Sen. Bill Avery of Lincoln asked why Nebraska City would be divided between two districts. “So there’s a community of interest north and south of Highway 2 [in Nebraska City]?” he rhetorically asked his colleagues on the committee.
When asked about the committee meetings, senators were quick to note the progress they have made along with the necessity to compromise in what is inherently a political process.
“No one is ever going to be completely happy,” Dubas said. “But we’re making progress.” Under the proposed changes, Dubas’s District 34 will include more of Grand Island.
Committee Chairman Chris Langemeier of Schuyler said he was pleased with the progress the committee had made and said the map was generally complete, give or take a few small changes. As committee chairman, Langemeier is responsible for keeping the committee on schedule.
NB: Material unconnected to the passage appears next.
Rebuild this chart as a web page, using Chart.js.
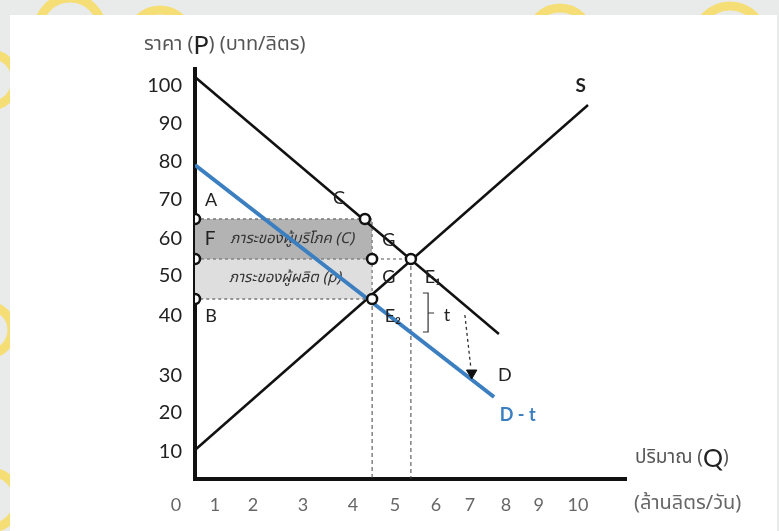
<!DOCTYPE html>
<html>
<head>
<meta charset="utf-8">
<script src="https://cdn.jsdelivr.net/npm/chart.js@4.4.0/dist/chart.umd.min.js"></script>
<style>
  body { margin: 0; background: #e9ebea; }
  canvas { display: block; }
</style>
</head>
<body>
<canvas id="taxChart" width="779" height="531"></canvas>
<script>
// Q = million litres/day, P = baht/litre
const demandQ = [0, 7.6];
const demandP = [100.5, 36.25];
const supplyQ = [0, 9.83];
const supplyP = [7.25, 93.5];
const taxedQ = [0, 7.48];
const taxedP = [78.5, 20.5];

const priceConsumer = 65;
const priceMarket = 55;
const priceProducer = 45;
const qtyTaxed = 4.43;
const qtyMarket = 5.4;
const qtyOnDemand = 4.25;

// tax shift arrow and the "t" bracket
const arrowQ = [6.75, 6.9];
const arrowP = [41, 27.75];
const arrowHead = [6.92, 26.5];
const bracketQ = [5.7, 5.83, 5.83, 5.98, 5.83, 5.83, 5.7];
const bracketP = [46.5, 46.5, 41.5, 41.5, 41.5, 36.75, 36.75];

// the printed axis numbers do not sit on an even grid
const xTickAt = [-0.475, 0.5, 1.45, 2.7, 3.95, 5.0, 6.03, 6.88, 7.78, 8.6, 9.58];
const xTickLabels = ["0", "1", "2", "3", "4", "5", "6", "7", "8", "9", "10"];
const yTickAt = [98.25, 88.75, 79.25, 69.75, 60, 50.75, 40.75, 25.75, 16.5, 6.75];
const yTickLabels = ["100", "90", "80", "70", "60", "50", "40", "30", "20", "10"];

const pts = (qs, ps) => qs.map((q, i) => ({ x: q, y: ps[i] }));

const thai = "'Noto Sans Thai', 'Noto Sans', 'DejaVu Sans', sans-serif";
const latin = "Lato, 'Open Sans', sans-serif";

const blue = "#3c7fc1";
const dashGray = "#7a7a7a";

const markers = [
  { x: 0, y: priceConsumer },
  { x: 0, y: priceMarket },
  { x: 0, y: priceProducer },
  { x: qtyOnDemand, y: priceConsumer },
  { x: qtyTaxed, y: priceMarket },
  { x: qtyTaxed, y: priceProducer },
  { x: qtyMarket, y: priceMarket },
];

const letters = [
  { t: "A", q: 0.4, p: 69.75 },
  { t: "B", q: 0.4, p: 40.75 },
  { t: "C", q: 3.6, p: 70.25 },
  { t: "G", q: 4.85, p: 59.75 },
  { t: "G", q: 4.85, p: 50.5 },
  { t: "E\u2081", q: 5.95, p: 50.5 },
  { t: "E\u2082", q: 4.95, p: 40.75 },
  { t: "t", q: 6.3, p: 41 },
  { t: "D", q: 7.75, p: 26 },
];

function runs(ctx, x, y, parts) {
  ctx.textAlign = "left";
  ctx.textBaseline = "middle";
  parts.forEach(([txt, font, color]) => {
    ctx.font = font;
    ctx.fillStyle = color;
    ctx.fillText(txt, x, y);
    x += ctx.measureText(txt).width;
  });
}

const backdrop = {
  id: "backdrop",
  beforeDraw(chart) {
    const c = chart.ctx;
    c.save();
    c.fillStyle = "#e9ebea";
    c.fillRect(0, 0, chart.width, chart.height);
    // faint yellow watermark bits peeking out in the margin
    c.strokeStyle = "rgba(250, 218, 80, 0.75)";
    c.lineWidth = 9;
    [[70, 30, 32], [160, 40, 30], [560, 38, 30], [730, 40, 34], [-10, 80, 26], [-12, 330, 24], [-10, 500, 28]]
      .forEach(([x, y, r]) => { c.beginPath(); c.arc(x, y, r, 0, Math.PI * 2); c.stroke(); });
    c.fillStyle = "#ffffff";
    c.fillRect(10, 15, 767, chart.height - 15);
    c.restore();
  },
};

let outlineIndex = -1;

const notes = {
  id: "notes",
  afterDatasetDraw(chart, args) {
    if (args.index !== outlineIndex) return;
    const c = chart.ctx;
    const xs = chart.scales.x, ys = chart.scales.y;
    c.save();
    c.textAlign = "center";
    c.textBaseline = "middle";
    c.fillStyle = "#333";
    c.font = "italic 15px " + thai;
    c.fillText("ภาระของผู้บริโภค (C)", xs.getPixelForValue(2.43), ys.getPixelForValue(59.75));
    c.fillText("ภาระของผู้ผลิต (p)", xs.getPixelForValue(2.25), ys.getPixelForValue(50));
    c.font = "19px " + latin;
    c.fillStyle = "#222";
    c.fillText("F", xs.getPixelForValue(0.38), ys.getPixelForValue(60));
    c.restore();
  },
  afterDraw(chart) {
    const c = chart.ctx;
    const xs = chart.scales.x, ys = chart.scales.y;
    c.save();
    c.textAlign = "center";
    c.textBaseline = "middle";
    c.fillStyle = "#222";
    c.font = "18px " + latin;
    letters.forEach((l) => c.fillText(l.t, xs.getPixelForValue(l.q), ys.getPixelForValue(l.p)));
    c.font = "bold 19px " + latin;
    c.fillText("S", xs.getPixelForValue(9.65), ys.getPixelForValue(98.25));
    c.fillStyle = blue;
    c.font = "bold 18px " + latin;
    c.fillText("D - t", xs.getPixelForValue(8.07), ys.getPixelForValue(16));

    runs(c, 144, 46, [
      ["ราคา (", "20px " + thai, "#555"],
      ["P", "25px " + latin, "#222"],
      [") (บาท/ลิตร)", "20px " + thai, "#555"],
    ]);
    runs(c, 635, 459, [
      ["ปริมาณ (", "19px " + thai, "#555"],
      ["Q", "25px " + latin, "#222"],
      [")", "19px " + thai, "#555"],
    ]);
    runs(c, 634, 505, [["(ล้านลิตร/วัน)", "20px " + thai, "#666"]]);
    c.restore();
  },
};

const plain = { showLine: true, pointRadius: 0, fill: false, tension: 0 };

const datasets = [
  { ...plain, label: "markers", data: markers, showLine: false, pointRadius: 5, pointStyle: "circle",
    pointBackgroundColor: "#fff", pointBorderColor: "#111", pointBorderWidth: 2.5, order: 0 },
  { ...plain, label: "arrowhead", data: [{ x: arrowHead[0], y: arrowHead[1] }], showLine: false,
    pointRadius: 6, pointStyle: "triangle", pointRotation: 180, pointBackgroundColor: "#111",
    pointBorderColor: "#111", order: 1 },
  { ...plain, label: "D - t", data: pts(taxedQ, taxedP), borderColor: blue, borderWidth: 4, order: 2 },
  { ...plain, label: "D", data: pts(demandQ, demandP), borderColor: "#111", borderWidth: 2.5, order: 3 },
  { ...plain, label: "S", data: pts(supplyQ, supplyP), borderColor: "#111", borderWidth: 2.5, order: 3 },
  { ...plain, label: "t", data: pts(bracketQ, bracketP), borderColor: "#333", borderWidth: 1.2, order: 4 },
  { ...plain, label: "shift", data: pts(arrowQ, arrowP), borderColor: "#333", borderWidth: 1.3,
    borderDash: [3, 3], order: 4 },
  { ...plain, label: "outline",
    data: pts([0, qtyTaxed, qtyTaxed, 0], [priceConsumer, priceConsumer, priceProducer, priceProducer]),
    borderColor: dashGray, borderWidth: 1.3, borderDash: [3, 3], order: 8 },
  { ...plain, label: "market price", data: pts([0, qtyMarket], [priceMarket, priceMarket]),
    borderColor: dashGray, borderWidth: 1.3, borderDash: [3, 3], order: 8 },
  { ...plain, label: "Q taxed", data: pts([qtyTaxed, qtyTaxed], [priceProducer, 0]),
    borderColor: "#444", borderWidth: 1, borderDash: [4, 3], order: 8 },
  { ...plain, label: "Q market", data: pts([qtyMarket, qtyMarket], [priceMarket, 0]),
    borderColor: "#444", borderWidth: 1, borderDash: [4, 3], order: 8 },
  { ...plain, label: "consumer burden", data: pts([0, qtyTaxed], [priceConsumer, priceConsumer]),
    borderWidth: 0, fill: { value: priceMarket }, backgroundColor: "#b3b3b3", order: 10 },
  { ...plain, label: "producer burden", data: pts([0, qtyTaxed], [priceMarket, priceMarket]),
    borderWidth: 0, fill: { value: priceProducer }, backgroundColor: "#dedede", order: 10 },
];
outlineIndex = datasets.findIndex((d) => d.label === "outline");

new Chart(document.getElementById("taxChart"), {
  type: "line",
  data: { datasets },
  options: {
    responsive: false,
    animation: false,
    layout: { padding: { top: 69, right: 153, left: 0, bottom: 0 } },
    plugins: { legend: { display: false }, tooltip: { enabled: false } },
    scales: {
      x: {
        type: "linear",
        min: 0,
        max: 10.78,
        afterBuildTicks: (s) => { s.ticks = xTickAt.map((v) => ({ value: v })); },
        afterFit: (s) => { s.height = 52; },
        grid: { display: false, drawTicks: false },
        border: { display: true, color: "#111", width: 4 },
        ticks: {
          autoSkip: false,
          maxRotation: 0,
          padding: 15,
          color: "#666",
          font: { family: latin, size: 18 },
          callback: (v, i) => xTickLabels[i],
        },
      },
      y: {
        type: "linear",
        min: 0,
        max: 102.5,
        afterBuildTicks: (s) => { s.ticks = yTickAt.map((v) => ({ value: v })); },
        afterFit: (s) => { s.width = 195; },
        grid: { display: false, drawTicks: false },
        border: { display: true, color: "#111", width: 4 },
        ticks: {
          autoSkip: false,
          padding: 13,
          color: "#222",
          font: { family: latin, size: 20 },
          callback: (v, i) => yTickLabels[i],
        },
      },
    },
  },
  plugins: [backdrop, notes],
});
</script>
</body>
</html>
He encouraged the senators to vote today instead of delaying a vote.
While expressing specific reservations about the final map, senators on the committee voted to finalize it for public hearing, while noting further changes can and probably will be made when the map is debated before the full legislative chamber.
Jack Gould, state issues director for  Nebraska Common Cause, attended the redistricting hearings as part of Common Cause’s effort to ensure the redistricting  process is open to the public.
“Well, from a Common Cause perspective our cause has always been to make sure it’s open, so the public can see what’s going on and that the maps are available as soon as possible,” he said. “So far, this is about as open I’ve seen it.”
“There will be politics, and nobody will be happy, but the press and public have have more access than they’ve ever had before,” he said.